Review by Frank Plowright
This volume marks a new beginning for the Bureau for Paranormal Research and Defense. Volume 4 of the previous bulky collections ended the war with the frogs, but at great cost. Even more terrible creatures have begun to emerge from beneath the Earth, and their presence forms the constant background for the ongoing Hell on Earth series.
Mike Mignola may have had some general ideas when separating B.P.R.D. from Hellboy, but as good as the series has been before Hell on Earth, in the early days there was a definite feeling of bolting on bits and pieces to what was already established. That eventually disappeared as the B.P.R.D. developed its own identity. Although taking into account the baggage attached to the cast, Hell on Earth is a new start, enabling Mignola and John Arcudi to include greater foreshadowing from the beginning. An example is that opening story ‘New World’ drops mention of Kate Corrigan’s forthcoming visit to Russia, which occurs during the final story.
One great shame is long-term artist Guy Davis deciding he didn’t want to sign up for several more years of continuity. While other artists have worked on B.P.R.D., it’s the impressive designs, subtle storytelling and effective character moments provided by Davis that have come to define the series. It seems here that Tyler Crook is to be the continuing replacement, but subsequent stories reveal he’s just one of a few artists taking on what Davis largely did alone. A few slight lapses show Crook as a relative newcomer, but he’s phenomenally good considering his previously published work was limited.
Over the years the core team of investigative agents has changed considerably, with Abe Sapien being the only constant presence, but Mignola and Arcudi make it clear that former agents will be involved in the new bigger picture. One is somewhat the surprise when revealed, but Liz Sherman is seen almost from the start of her solo story ‘Monsters’. That’s uncharacteristically slight despite very disturbing inclusions and a shocking ending, although that ending seems undermined by what then happens to the character concerned in ‘Russia’. A later Liz short is nicely drawn by Duncan Fegredo.

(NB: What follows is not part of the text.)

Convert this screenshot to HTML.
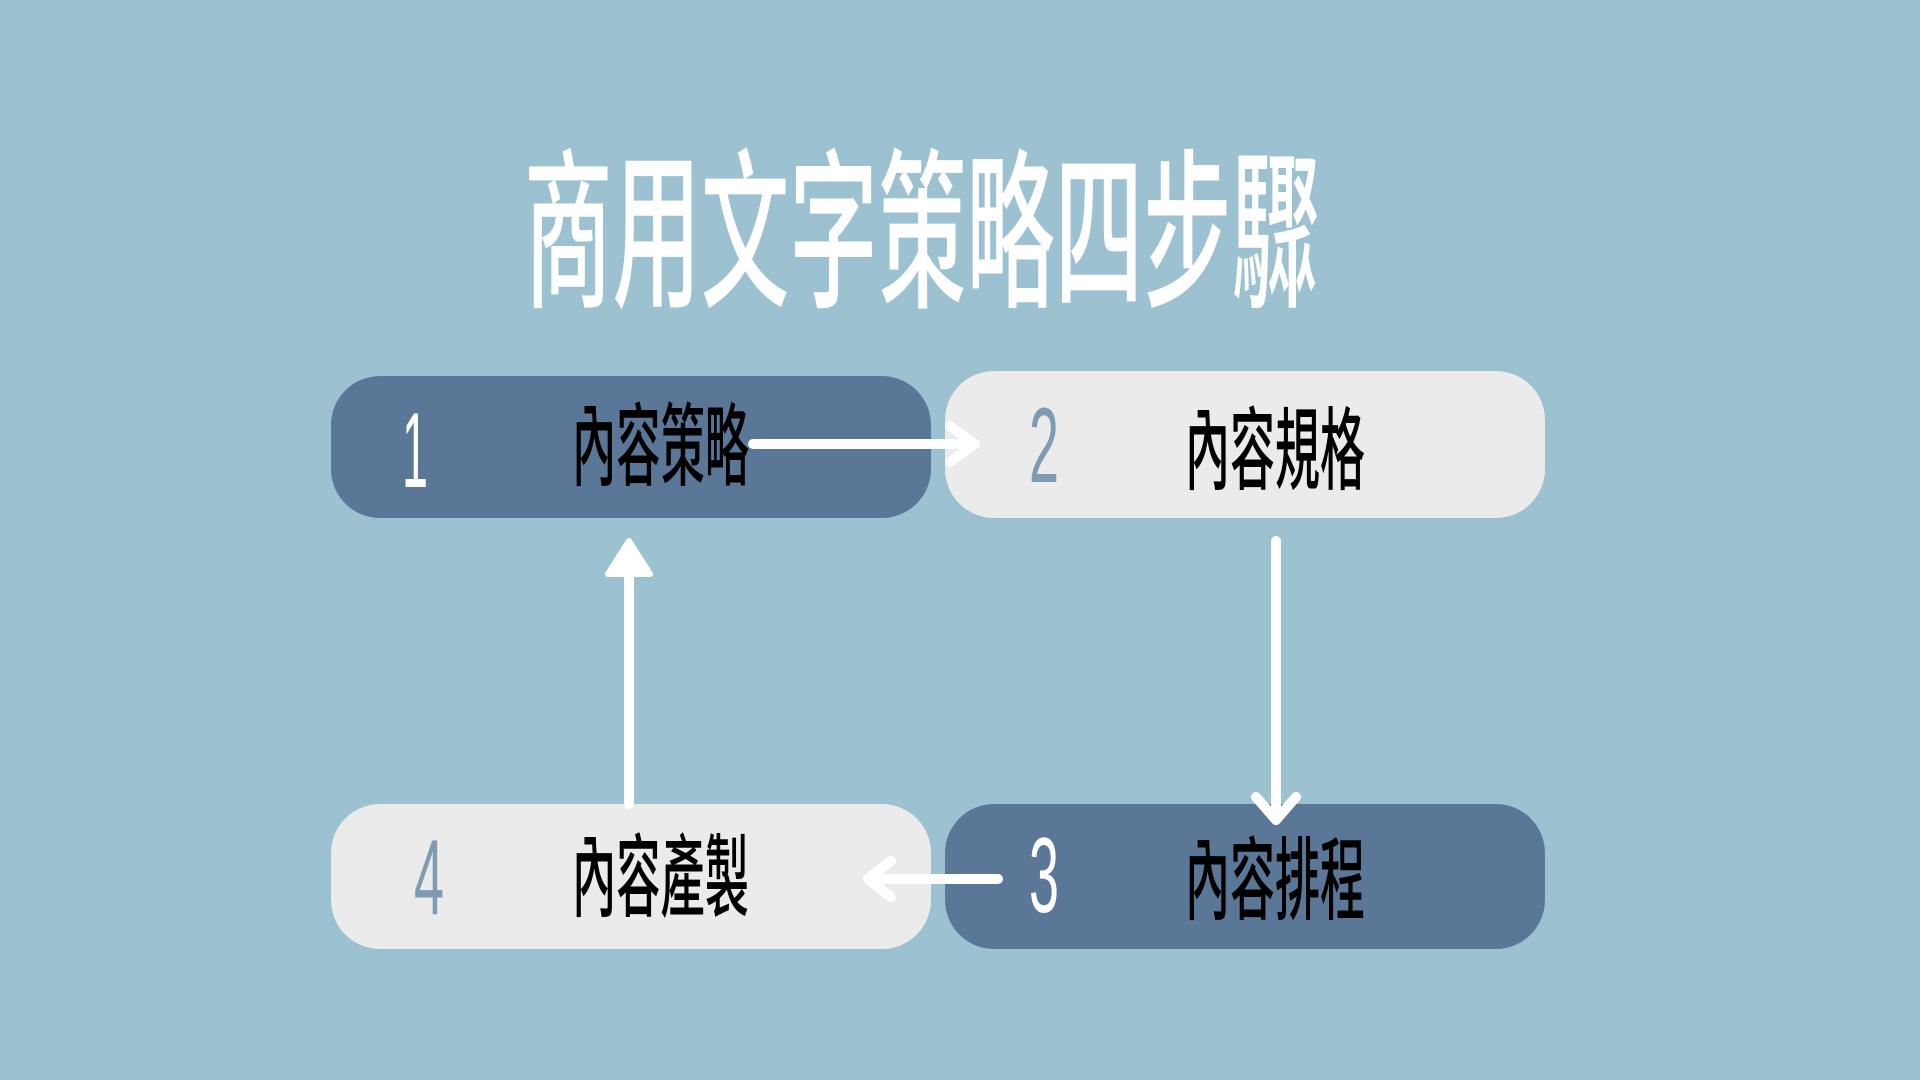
<!DOCTYPE html>
<html><head><meta charset="utf-8"><style>
html,body{margin:0;padding:0;background:#9cc1d1;}
svg{display:block}
text{font-family:"Liberation Sans","Noto Sans CJK TC",sans-serif;}
</style></head><body>
<svg width="1920" height="1080" viewBox="0 0 1920 1080">
<rect width="1920" height="1080" fill="#9cc1d1"/>
<text x="524" y="294" font-size="172" fill="#fff" textLength="796" lengthAdjust="spacingAndGlyphs" font-family="Noto Sans CJK TC, sans-serif" font-weight="500">商用文字策略四步驟</text>
<rect x="331" y="376" width="600" height="142" rx="49" fill="#5b7798"/>
<rect x="945" y="371" width="600" height="147" rx="49" fill="#ebebeb"/>
<rect x="945" y="804" width="600" height="145" rx="49" fill="#5b7798"/>
<rect x="331" y="804" width="600" height="145" rx="49" fill="#ebebeb"/>
<g font-size="107">
<text x="402" y="487" fill="#fff" textLength="26" lengthAdjust="spacingAndGlyphs">1</text>
<text x="1029" y="482" fill="#7f9bb3" textLength="30" lengthAdjust="spacingAndGlyphs">2</text>
<text x="1029" y="912" fill="#fff" textLength="30" lengthAdjust="spacingAndGlyphs">3</text>
<text x="414" y="914" fill="#7f9bb3" textLength="30" lengthAdjust="spacingAndGlyphs">4</text>
</g>
<g font-size="90" fill="#000" font-family="Noto Sans CJK TC, sans-serif" font-weight="500">
<text x="572" y="478" textLength="177" lengthAdjust="spacingAndGlyphs">內容策略</text>
<text x="1185" y="482" textLength="180" lengthAdjust="spacingAndGlyphs">內容規格</text>
<text x="1185" y="912" textLength="180" lengthAdjust="spacingAndGlyphs">內容排程</text>
<text x="572" y="909" textLength="177" lengthAdjust="spacingAndGlyphs">內容產製</text>
</g>
<g stroke="#fff" stroke-width="10" fill="none" stroke-linecap="round" stroke-linejoin="round">
<line x1="753" y1="444" x2="975" y2="444"/>
<polyline points="950,426 975,444 950,462"/>
<line x1="1276" y1="541" x2="1276" y2="820"/>
<polyline points="1256,797 1276,820 1296,797"/>
<line x1="998" y1="879" x2="868" y2="879"/>
<polyline points="891,861 868,879 891,897"/>
<line x1="629" y1="804" x2="629" y2="548"/>
</g>
<polygon points="629,541 608,574 650,574" fill="#fff" stroke="#fff" stroke-width="6" stroke-linejoin="round"/>
</svg>
</body></html>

A strength of B.P.R.D. has always been an uncertainty about people’s motivations, and that’s apparent here. Johan’s featureless costume has always contributed to his being unknown, and he may only have minor roles in the opening stories, but comes into his own during ‘Russia’, given a redesign and hanging questions over him.
All stories here combine to indicate a world in crisis, one where cities have disappeared and where the old certainties no longer apply. To some it’s confirmation of their nutty end of days beliefs, while others scrabble to preserve the past, and not everyone shown here comes to full fruition until Hell on Earth 2. The B.P.R.D. now operate under the jurisdiction of the United Nations, which opens up greater resources, but is accompanied by greater scrutiny, and along the way Mignola and Arcudi spotlight everyone we want to see. Overall hardcore fans are likely to overlook the few brief judders during what’s otherwise thrilling and accomplished supernatural horror ramping up the threats and intrigue.
This material is available in slimmer paperbacks New World, Gods & Monsters and Russia, but they don’t provide the full 44 pages of background material ending this selection.